6) Frank McLennan is one of two directors of Uptown Pty Ltd (“Uptown”) & is seeking your urgent advice. He also holds a large parcel of shares in Uptown which he estimated is worth over $100,000.00.
He tells you that up until about 2 or 3 years ago, Uptown had been trading successfully as a men’s clothing wholesaler and retailer. However, since then, the market for traditional coats, jackets, shirts, suits, and ties had declined dramatically and that the impact of shopping online was also significant. As a result, the company finances had rapidly deteriorated.
Over this period, Uptown had become more reliant on its bank, Which Bank Ltd (“Which Bank”), to provide financial support through firstly an unsecured overdraft of $50,000 and about 18 months ago, a Business Loan which is secured in the sum of a further $100,000 over all plant stock & equipment owned by Uptown.
During late 2019 as the company fell into arrears with its payments to Which Bank in relation to both loans, the directors of Uptown attempted to negotiate with for further funding.
However, in March 2020, Which Bank formally advised that this would not be possible and that it would be seeking to recover all outstanding amounts on both loans. He has been told as part of this process it is likely that his company will be wound up. It was not long after this conversation that Frank contacts you for urgent advice
b) Frank, who tells you that very recently, after being served with a Statutory Demand, Uptown Pty Ltd has also now just been served with an Application to Wind Up the company.

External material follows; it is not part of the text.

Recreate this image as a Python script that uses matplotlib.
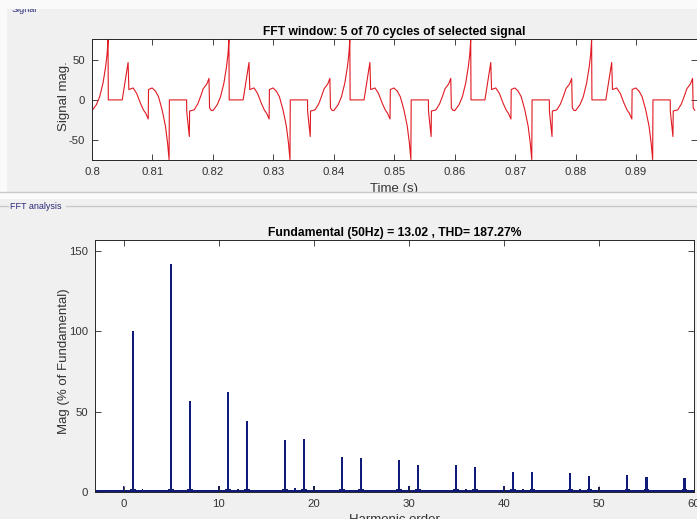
import numpy as np
import matplotlib
matplotlib.use("Agg")
import matplotlib.pyplot as plt
from matplotlib.patches import Rectangle
from matplotlib.lines import Line2D

plt.rcParams['font.family'] = ['Liberation Sans', 'DejaVu Sans']
plt.rcParams['axes.unicode_minus'] = False

cycle_ms = [0.0, 0.72, 1.27, 1.82, 2.26, 2.5, 2.65, 2.7, 5.0, 5.97, 6.1, 6.8, 7.4,
            8.0, 8.5, 8.9, 9.3, 9.35, 9.95, 10.5, 11.0, 11.6, 12.15, 12.5, 12.75,
            12.8, 15.65, 15.67, 16.1, 16.15, 16.9, 17.5, 18.0, 18.4, 18.6, 19.0,
            19.35, 19.45, 19.7]
cycle_val = [-13.5, -6, 4, 21, 42, 58, 76, 0, 0, 47, 13, 15, 8,
             -4, -12.5, -17, -24, 13, 15, 11, 4, -12.5, -33, -54, -75,
             0, 0, -14.5, -46, -14, -12.5, -5, 5, 14, 16, 20,
             27, -10, -13]
n_cycles = 5
t_start = 0.8
period = 0.02
time_ticks = [0.8, 0.81, 0.82, 0.83, 0.84, 0.85, 0.86, 0.87, 0.88, 0.89]
sig_ticks = [-50, 0, 50]

# FFT magnitudes (% of fundamental)
harmonics = [1, 5, 7, 11, 13, 17, 19, 23, 25, 29, 31, 35, 37, 41, 43, 47, 49, 53, 55, 59]
mags = [100, 142.3, 56.7, 62.5, 44.4, 32.3, 33, 21.5, 21.3, 20.2, 16.7, 16.7,
        15.6, 12.5, 12.5, 11.7, 9.8, 10.4, 9.4, 9.0]
side_lobe = 1.6
minor_orders = [0, 2, 4, 6, 8, 10, 12, 14, 16, 18, 20, 22, 24, 26, 28, 30, 32, 34,
                36, 38, 40, 42, 44, 46, 48, 50, 52, 54, 56, 58]
minor_mags = [3.6, 2.0, 1.0, 1.5, 1.0, 3.6, 2.0, 1.0, 1.2, 2.3, 3.5, 1.0, 1.5, 1.0,
              1.2, 3.5, 1.0, 1.0, 2.0, 1.0, 3.5, 1.8, 1.0, 1.0, 2.0, 3.1, 1.0, 1.5, 1.0, 1.0]
noise_floor = 1.0
order_ticks = [0, 10, 20, 30, 40, 50, 60]
mag_ticks = [0, 50, 100, 150]

W, H = 697, 519
fig = plt.figure(figsize=(W / 100, H / 100), dpi=100, facecolor='#f0f0f0')


def box(left, top, right, bottom):
    return [left / W, 1 - bottom / H, (right - left) / W, (bottom - top) / H]


def fig_rect(left, top, right, bottom, color, z):
    fig.add_artist(Rectangle((left / W, 1 - bottom / H), (right - left) / W,
                             (bottom - top) / H, transform=fig.transFigure,
                             facecolor=color, edgecolor='none', zorder=z))


def style(ax):
    ax.tick_params(direction='in', top=True, right=True, length=4, width=0.6,
                   color='#262626', labelcolor='#333333', labelsize=8.2, pad=5)
    for s in ax.spines.values():
        s.set_linewidth(0.7)
        s.set_color('#262626')


# --- signal panel ---
ax1 = fig.add_axes(box(92, 39, 696.5, 160))
ax1.set_zorder(1)
t = np.concatenate([t_start + k * period + np.array(cycle_ms) / 1000 for k in range(n_cycles)])
v = np.tile(cycle_val, n_cycles)
ax1.plot(t, v, color='#e01a22', lw=0.8)
ax1.set_xlim(0.8, 0.9)
ax1.set_ylim(-75.5, 76.5)
ax1.set_xticks(time_ticks)
ax1.set_xticklabels([f'{x:g}' for x in time_ticks])
ax1.set_yticks(sig_ticks)
style(ax1)
ax1.set_title('FFT window: 5 of 70 cycles of selected signal', fontsize=8.7,
              fontweight='bold', pad=3)
ax1.set_xlabel('Time (s)', fontsize=9.5, color='#333333')
ax1.xaxis.set_label_coords(0.5, -0.19)
ax1.set_ylabel('Signal mag.', fontsize=9.5, color='#333333')
ax1.yaxis.set_label_coords(-0.036, 0.53)

fig_rect(0, 0, 7, 192, '#fafafa', 2)
fig_rect(0, 0, W, 9, '#fafafa', 3)
fig.text(12 / W, 1 - 9 / H, 'Signal', fontsize=6.5, color='#2a2a7a', va='center', zorder=2)

# panel separators
fig_rect(0, 192, W, 199, '#fbfbfb', 2)
fig_rect(0, 199, W, H, '#f0f0f0', 2)
fig.add_artist(Line2D([0, 1], [1 - 192 / H] * 2, transform=fig.transFigure,
                      color='#c8c8c8', lw=1, zorder=3))
fig.add_artist(Line2D([66 / W, 1], [1 - 206 / H] * 2, transform=fig.transFigure,
                      color='#c8c8c8', lw=1, zorder=3))
fig.add_artist(Line2D([0, 8 / W], [1 - 206 / H] * 2, transform=fig.transFigure,
                      color='#c8c8c8', lw=1, zorder=3))
fig.text(10 / W, 1 - 206 / H, 'FFT analysis', fontsize=6.5, color='#2a2a7a',
         va='center', zorder=4)

# --- FFT panel ---
ax2 = fig.add_axes(box(95, 240, 694, 492))
ax2.set_zorder(5)
bar_color = '#101a78'
ax2.axhspan(0, noise_floor, color=bar_color, lw=0)
ax2.bar(minor_orders, minor_mags, width=0.2, color=bar_color, lw=0)
ax2.bar(np.array(harmonics) - 0.2, side_lobe, width=0.2, color=bar_color, lw=0)
ax2.bar(np.array(harmonics) + 0.2, side_lobe, width=0.2, color=bar_color, lw=0)
ax2.bar(harmonics, mags, width=0.22, color=bar_color, lw=0)
ax2.set_xlim(-3, 60)
ax2.set_ylim(0, 157)
ax2.set_xticks(order_ticks)
ax2.set_yticks(mag_ticks)
style(ax2)
ax2.set_title('Fundamental (50Hz) = 13.02 , THD= 187.27%', fontsize=8.7,
              fontweight='bold', pad=3)
ax2.set_xlabel('Harmonic order', fontsize=9.5, color='#333333')
ax2.xaxis.set_label_coords(0.5, -0.088)
ax2.set_ylabel('Mag (% of Fundamental)', fontsize=9.5, color='#333333')
ax2.yaxis.set_label_coords(-0.042, 0.52)

fig.savefig('out.png', dpi=100, facecolor=fig.get_facecolor())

He says he is naturally very upset at what has happened but recognises that there is probably no way out of these problems. He tells that he is terrified that the liquidators “will trash the company” when winding it up, suggesting to you that he has heard that “they can do what they like and are not accountable to anyone”.
In briefly explaining to Frank that it is unlikely that the company will be “trashed” during this process, advise him how the actions of liquidators are supervised and, in doing so, provide two (2) examples of how the Corporations Act can also be used to regulate their behaviour.